Smaller encounters began, recurring and escalating to near-violence. Arvanites-Noya danced with different numbers of men, reaching, splaying out, reversing direction on almost every beat of the music. A couple staggered forward, her black-gloved hand clawing over his eyes. She seemed at times to be leading him, at other times trying to push him back. Other couples took up the theme. Eventually, women were clamped to men's shoulders, knotted around their heads.

As all this was going on, people were taking off layers of clothes -- their own and their partners'. A dominatrix crossed the floor, dropping discarded black lace things, and men crawled on all fours, picking up the lace in their teeth. A woman on the balcony sang Schubert's Ave Maria. People swarmed under a black umbrella. Women slithered down the bannister and were carried into a side room by their partners.
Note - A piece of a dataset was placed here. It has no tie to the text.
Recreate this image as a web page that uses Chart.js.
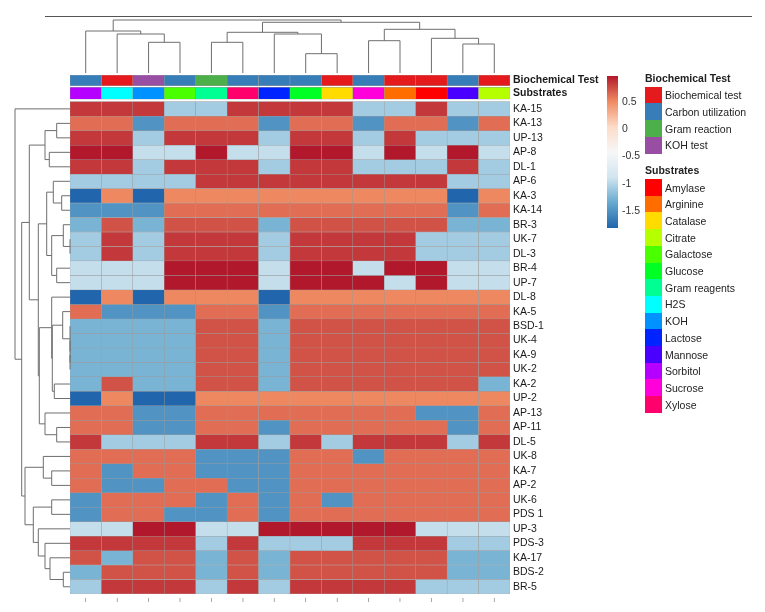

After their most erotic collective frenzy, the couples broke apart. Some slowly climbed the stairs. Two women got onto the window seats and peered out. Other people stood on the dance floor in postures of agonized reflection. "All souls rest in peace," sang the baritone.

The obvious framework for this was German Romanticism. Paintings of craggy landscapes and spook-ridden forests, funeral barges crossing bottomless placid lakes, a couple committing suicide by jumping off a cliff while locked in an embrace -- scenes like this must have been familiar to Franz Schubert, who died before age 30, in 1828, having produced 600 lieder and a trunkful of other music. But the dance's fixation on sexual excess was more symptomatic of Freudian fin-de-siècle Vienna, of expressionism and surrealism in a later, more psychologically hemmed-in time.

The mythic heroism, the communing with the natural landscape, and the fanciful images characteristic of Schubert's lieder didn't really color the dance. Maybe the choreographers just used the music as a springboard and didn't want the audience to focus on it too much. I don't know how else to explain a program that simply listed titles of the 12 musical selections, gave no texts of the songs, in German or English, and failed to show how this musical menu corresponded to the order of the dance numbers.

A string quartet from the Longwood Symphony Orchestra provided the party atmosphere suggested by the elegant setting of Cambridge Multicultural Center's dance space. Even more compelling was the beautiful singing of baritone Frank Haggard (accompanied by pianist Lisa DeSiro), who conveyed the poetry of the lieder with such clarity and directness. Prometheus was working with live music for the first time, a highly publicized coup, but then it didn't bother with biographical material about the musicians, or the dancers, either. How rude.